Syariah Islam mengatur perdagangan baik dalam negri maupun luar negri bukan melihat pada aspek barang yang diperdagangkan, namun melihat subjek yang melakukan perdagangan. Ada tiga klasifikasi subjek perdagangan menurut negara asalnya yaitu: (1) kafir harbi yaitu mereka yang menjadi warga negara kafir yang memusuhi negara dan kaum muslim. (2) kafir Mu’ahad yaitu mereka yang menjadi warga negara kafir yang mempunyai perjanjian dengan negara (3) warg negara islam.
           Warga negara point 1. Diperbolehkan melakukan perdagangan di dalam negri dengan visa khusus baik terkait dengan diri maupun harta mereka. Warga negara point 2, maka pergadangan dikembalikan pada isi perjanjian yang berlaku antara khalifah dengan negara mereka. Sementara warga negara islam, baik muslim atau non muslim diberi kebebasan melakukan perdagangan baik domestik maupun luar negri. Hanya saja untuk komoditas strategis yang dibutuhkan dalam negri yang bisa melemahkan kekuatan negara dan menguatkan negara musuh tentu tidak boleh di ekspor ( masyru’ ad Dustuur pasal 157).

Kekuatan ekonomi sebuah negara terletak pada keberlangsungan sumber perekonomiannya, yang dalam hal ini tampak dalam empat hal yaitu pertanian, perdagangan, industri dan jasa. Perdagangan memainkan fungsi strategis sebagai mekanisme distribusi hasil produksi.           

Kekuatan Ekonomi dalam Negri dengan Syariah Islam
           
            Islam memiliki sistem dan kebijakan ekonomi yang mampu mewujudkan  kesejahteraan. Ada tiga aspek dalam sistem ekonomi syariah,yaitu:
a.       Kepemilikan, dibagi menjadi  kepemilikan pribadi, kepemilikan  umum dan kepemilikan negara. Masing-masing kepemilikan ini  telah ditetapkan oleh syariah. Contohnya, lahan pertanian sebagai milik pribadi, tidak bisa dinasionalisasi. Sebagaimana kepemilikan umum, seperti migas, tambang dan lain-lain tidak bisa diprivatisasi  atau dimiliki oleh negara. Karena masing-masing telah diatur dan ditetapkan kepemilikannya oleh syariah.

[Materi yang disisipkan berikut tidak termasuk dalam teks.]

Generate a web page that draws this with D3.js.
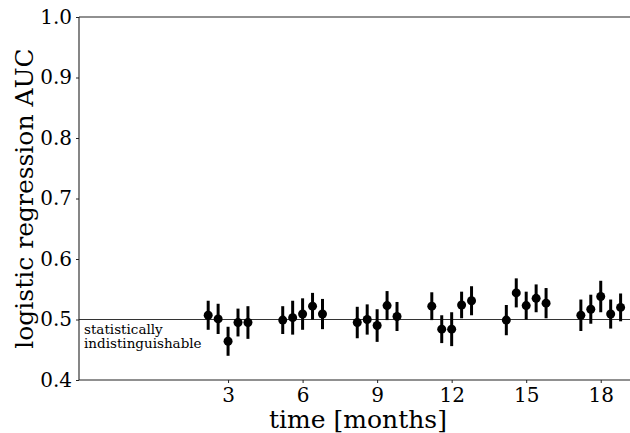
<!DOCTYPE html>
<html>
<head>
<meta charset="utf-8">
<script src="https://cdn.jsdelivr.net/npm/d3@7"></script>
<style>
  html, body { margin: 0; padding: 0; background: #fff; }
  svg { display: block; font-family: "DejaVu Serif", serif; }
</style>
</head>
<body>
<svg id="chart" width="630" height="433"></svg>
<script>
// ---- data ----
const months = [2.2, 2.6, 3.0, 3.4, 3.8,
                5.2, 5.6, 6.0, 6.4, 6.8,
                8.2, 8.6, 9.0, 9.4, 9.8,
                11.2, 11.6, 12.0, 12.4, 12.8,
                14.2, 14.6, 15.0, 15.4, 15.8,
                17.2, 17.6, 18.0, 18.4, 18.8];
const auc = [0.507, 0.501, 0.464, 0.495, 0.495,
             0.499, 0.503, 0.509, 0.522, 0.509,
             0.495, 0.500, 0.490, 0.523, 0.505,
             0.522, 0.484, 0.484, 0.524, 0.531,
             0.499, 0.544, 0.523, 0.535, 0.527,
             0.507, 0.517, 0.538, 0.509, 0.520];
const aucErr = [0.024, 0.025, 0.024, 0.023, 0.027,
                0.023, 0.028, 0.026, 0.022, 0.025,
                0.026, 0.025, 0.027, 0.024, 0.024,
                0.023, 0.023, 0.028, 0.022, 0.024,
                0.025, 0.024, 0.023, 0.023, 0.025,
                0.026, 0.024, 0.026, 0.024, 0.023];
const xTicks = [3, 6, 9, 12, 15, 18];
const yTicks = [0.4, 0.5, 0.6, 0.7, 0.8, 0.9, 1.0];
const chanceLevel = 0.5;
const chanceText = ["statistically", "indistinguishable"];
const xLabel = "time [months]";
const yLabel = "logistic regression AUC";

// ---- layout ----
const mL = 79, mR = 638, mT = 17, mB = 380;
const svg = d3.select("#chart");

const x = d3.scaleLinear().domain([-3, 19.5]).range([mL, mR]);
const y = d3.scaleLinear().domain([0.4, 1.0]).range([mB, mT]);

const data = months.map((m, i) => ({ m, v: auc[i], e: aucErr[i] }));

// chance line
svg.append("line")
  .attr("x1", mL).attr("x2", mR)
  .attr("y1", y(chanceLevel)).attr("y2", y(chanceLevel))
  .attr("stroke", "#333").attr("stroke-width", 1.1);

svg.append("text")
  .attr("x", mL + 5).attr("y", y(chanceLevel) + 14)
  .attr("font-size", 13.5).attr("fill", "#000")
  .selectAll("tspan").data(chanceText).join("tspan")
  .attr("x", mL + 5)
  .attr("dy", (d, i) => i === 0 ? 0 : 14.5)
  .text(d => d);

// axes
const xAxis = d3.axisBottom(x).tickValues(xTicks).tickSize(3).tickPadding(5)
  .tickFormat(d3.format("d"));
const yAxis = d3.axisLeft(y).tickValues(yTicks).tickSize(3).tickPadding(4)
  .tickFormat(d3.format(".1f"));

const gx = svg.append("g").attr("transform", `translate(0,${mB})`).call(xAxis);
const gy = svg.append("g").attr("transform", `translate(${mL},0)`).call(yAxis);
[gx, gy].forEach(g => {
  g.select(".domain").remove();
  g.selectAll("line").attr("stroke", "#222");
  g.selectAll("text").attr("font-family", "DejaVu Serif").attr("font-size", 20).attr("fill", "#000");
});
gx.selectAll("text").attr("dy", "0.72em");

// spines
svg.append("line").attr("x1", mL).attr("x2", mR).attr("y1", mT).attr("y2", mT)
  .attr("stroke", "#222").attr("stroke-width", 1.1);
svg.append("line").attr("x1", mL).attr("x2", mR).attr("y1", mB).attr("y2", mB)
  .attr("stroke", "#222").attr("stroke-width", 1.1);
svg.append("line").attr("x1", mL).attr("x2", mL).attr("y1", mT).attr("y2", mB)
  .attr("stroke", "#222").attr("stroke-width", 1.1);

// error bars
svg.append("g").selectAll("line").data(data).join("line")
  .attr("x1", d => x(d.m)).attr("x2", d => x(d.m))
  .attr("y1", d => y(d.v - d.e)).attr("y2", d => y(d.v + d.e))
  .attr("stroke", "#000").attr("stroke-width", 3);

// points
svg.append("g").selectAll("circle").data(data).join("circle")
  .attr("cx", d => x(d.m)).attr("cy", d => y(d.v))
  .attr("r", 4.5).attr("fill", "#000");

// axis labels
svg.append("text")
  .attr("x", 358).attr("y", 428)
  .attr("text-anchor", "middle").attr("font-size", 25).attr("fill", "#000")
  .text(xLabel);

svg.append("text")
  .attr("transform", `translate(33,${(mT + mB) / 2}) rotate(-90)`)
  .attr("text-anchor", "middle").attr("font-size", 25).attr("fill", "#000")
  .text(yLabel);
</script>
</body>
</html>
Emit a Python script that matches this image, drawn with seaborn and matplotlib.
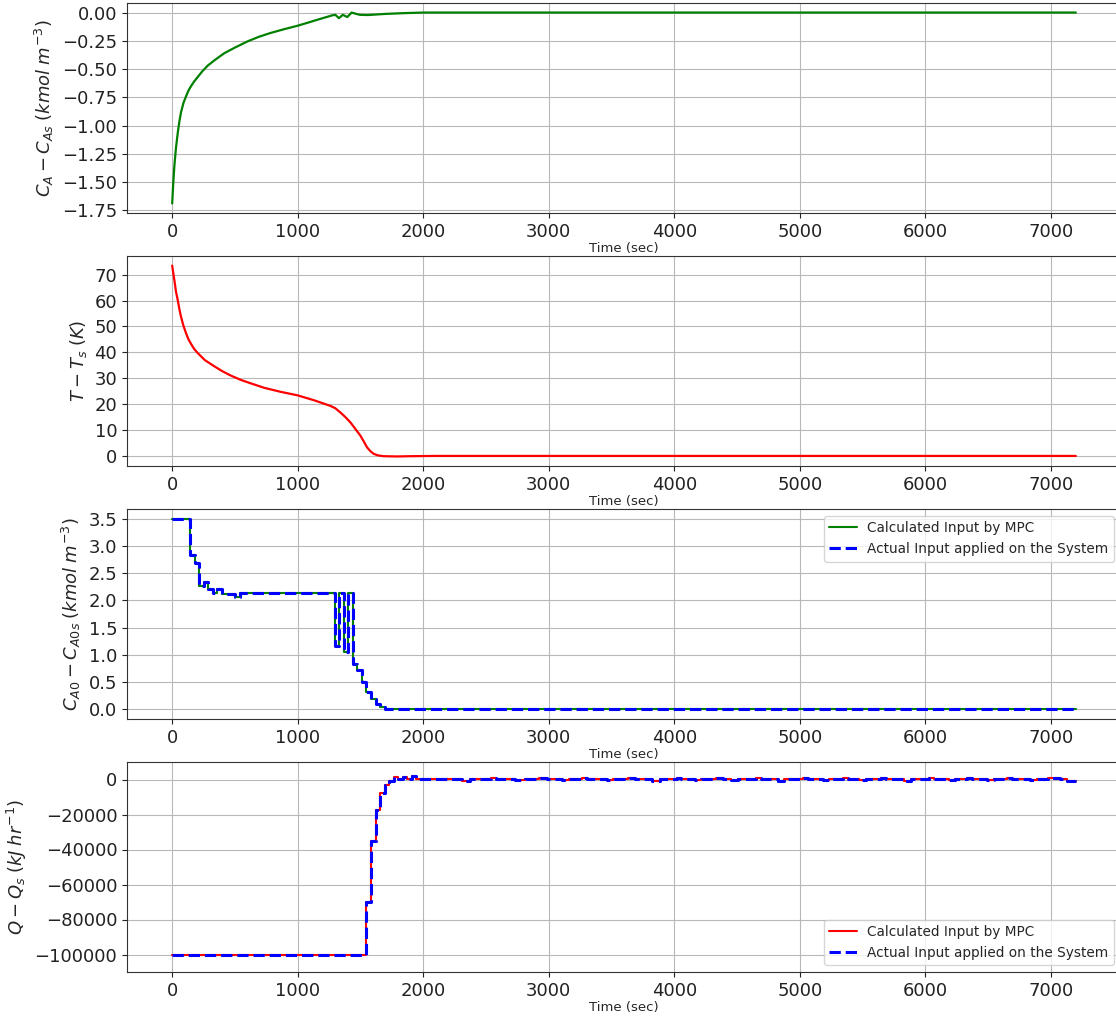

b.      Pengelolaan kepemilikan , baik pembelanjaan  maupun pengembangan kepemilikan, harus mengikuti hak yang melekat pada kepemilikan harta tersebut. Karena hak mengelola harta itu merupakan konsekuensi dari kepemilikan. Contohnya: harta pribadi, bisa digunakan untuk pemiliknya, tetapi tidak oleh publik karena bukan milik mereka. Sebaliknya, harta milik umum, bisa dimanfaatkan oleh pribadi, karena izin yang diberikan oleh syariah kepadanya.
c.       Distribusi kekayaan di masyarakat. Distribusi kekayaan ini merupakan kunci dari masalah ekonomi. Jika distribusi kekayaan terhenti, akan menimbulkan masalah ekonomi. Maka distribusi kekayaan ini harus lancar, hingga sampai ke tangan individu per individu, agar masalah ekonomi teratasi. Karena itu, Islam melarang keras praktek menimbun harta, emas, perak dan mata uang. Tujuannya adalah, agar harta tersebut berputar di tengah-tengah masyarakat dan bisa menggerakkan roda ekonomi.

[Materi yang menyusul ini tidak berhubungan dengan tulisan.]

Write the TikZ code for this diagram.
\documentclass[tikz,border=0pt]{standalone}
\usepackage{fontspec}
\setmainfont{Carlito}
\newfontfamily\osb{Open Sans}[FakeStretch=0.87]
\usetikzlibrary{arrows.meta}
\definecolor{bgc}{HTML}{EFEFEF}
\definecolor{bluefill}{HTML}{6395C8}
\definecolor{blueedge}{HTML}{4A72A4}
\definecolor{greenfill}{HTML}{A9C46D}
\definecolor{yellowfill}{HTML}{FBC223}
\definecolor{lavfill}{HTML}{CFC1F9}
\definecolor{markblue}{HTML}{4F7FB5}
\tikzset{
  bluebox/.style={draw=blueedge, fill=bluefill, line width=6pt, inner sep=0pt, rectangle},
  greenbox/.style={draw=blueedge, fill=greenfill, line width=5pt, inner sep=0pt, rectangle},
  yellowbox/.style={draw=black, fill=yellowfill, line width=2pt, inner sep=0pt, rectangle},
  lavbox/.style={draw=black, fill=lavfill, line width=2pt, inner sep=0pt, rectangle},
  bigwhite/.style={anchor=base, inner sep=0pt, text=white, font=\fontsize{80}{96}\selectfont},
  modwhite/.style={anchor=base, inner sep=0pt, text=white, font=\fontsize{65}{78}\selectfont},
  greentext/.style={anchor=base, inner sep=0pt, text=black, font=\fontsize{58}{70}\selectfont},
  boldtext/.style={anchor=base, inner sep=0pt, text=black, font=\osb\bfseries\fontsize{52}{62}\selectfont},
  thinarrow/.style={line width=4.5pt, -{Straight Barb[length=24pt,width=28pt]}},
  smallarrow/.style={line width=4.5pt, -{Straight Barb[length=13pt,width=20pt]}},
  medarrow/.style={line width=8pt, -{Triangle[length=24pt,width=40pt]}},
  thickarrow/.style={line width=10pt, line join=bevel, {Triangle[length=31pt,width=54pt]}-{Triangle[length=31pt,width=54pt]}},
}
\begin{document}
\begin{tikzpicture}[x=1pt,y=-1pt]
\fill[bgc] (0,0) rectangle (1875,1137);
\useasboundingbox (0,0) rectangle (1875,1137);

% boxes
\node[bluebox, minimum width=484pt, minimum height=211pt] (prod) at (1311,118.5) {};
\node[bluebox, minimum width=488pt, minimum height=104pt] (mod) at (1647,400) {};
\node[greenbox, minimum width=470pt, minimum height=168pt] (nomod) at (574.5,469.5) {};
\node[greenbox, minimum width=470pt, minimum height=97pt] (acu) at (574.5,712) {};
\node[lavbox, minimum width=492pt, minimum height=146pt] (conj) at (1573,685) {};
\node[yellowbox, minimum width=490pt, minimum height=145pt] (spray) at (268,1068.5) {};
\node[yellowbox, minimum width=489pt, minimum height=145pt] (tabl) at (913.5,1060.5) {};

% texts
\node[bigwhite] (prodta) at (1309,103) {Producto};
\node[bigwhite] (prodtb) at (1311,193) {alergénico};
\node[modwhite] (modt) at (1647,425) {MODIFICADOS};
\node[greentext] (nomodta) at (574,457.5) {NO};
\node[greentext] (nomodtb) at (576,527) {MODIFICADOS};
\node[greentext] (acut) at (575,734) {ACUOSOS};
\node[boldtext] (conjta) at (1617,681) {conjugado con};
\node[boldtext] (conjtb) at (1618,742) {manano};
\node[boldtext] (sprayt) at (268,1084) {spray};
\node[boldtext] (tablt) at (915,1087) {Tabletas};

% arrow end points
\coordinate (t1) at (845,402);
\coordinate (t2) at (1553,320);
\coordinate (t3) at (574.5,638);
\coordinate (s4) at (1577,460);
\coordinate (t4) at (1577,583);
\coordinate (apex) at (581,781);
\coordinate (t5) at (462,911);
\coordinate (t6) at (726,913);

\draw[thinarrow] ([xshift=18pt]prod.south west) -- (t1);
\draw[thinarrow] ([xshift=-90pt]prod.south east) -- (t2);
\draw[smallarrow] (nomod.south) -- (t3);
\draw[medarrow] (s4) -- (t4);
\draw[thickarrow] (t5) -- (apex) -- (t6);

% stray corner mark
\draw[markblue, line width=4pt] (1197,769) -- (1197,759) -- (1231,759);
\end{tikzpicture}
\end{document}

            Sistem ini ditopang dengan kebijakan ekonomi yang ideal, agar produksi dan distribusi dengan baik dan benar. Dalam hal Produksi, agar produksi domestik negara tinggi, dan bisa memenuhi kebutuhan seluruh rakyatnya, maka kebijakan negara terkait dengan sumber perekomian benar-benar diterapkan dengan baik dan benar. Sumber tersebut meliputi: (1) Pertanian; (2) Perdagangan; (3) Industri; (4) Jasa.
Dalam hal ini, negara akan memastikan seluruh sumber tersebut benar-benar bisa menghasilkan barang dan jasa, sehingga bisa menjamin produksi, konsumsi dan distribusi masyarakat. Untuk itu negara menetapkan larangan menyewakan lahan pertanian, atau membiarkan lahan pertanian tidak dikelola lebih dari 3 tahun,melarang praktik riba dalam perdagangan karena bisa merusak perekonomian. Negara juga memastikan, industri kepemilikan umum tidak boleh dikelola oleh swasta, baik domestik maupun asing. Ini juga untuk menjamin tingkat produksi demi menjamin kemakmuran rakyatnya.
 Dengan tingkat produksi yang tinggi, satu hal penting yang harus dipastikan oleh negara, yaitu terdistribusikannya barang dan jasa tersebut dengan baik di tengah-tengah masyarakat, sehingga setiap kepala bisa dipastikan telah terpenuhi seluruh kebutuhan dasarnya.
                Indonesia, nampaknya perlu belajar dari sistem syariah jika menginginkan tatanan ekonomi yang kuat apalagi kekuatannya sudah terbukti dalam sejarah peradaban selama ribuan tahun. Identitas politik yang jelas, sangat dibutuhkan untuk mengimplementasikan berbagai kebijakan ekonomi. Semua tidak lain adalah untuk mencapai tujuan agar kemakmuran dan kesejahteraan masyarakat dapat dicapai. Menyeluruh bagi warganya muslim maupun non muslim.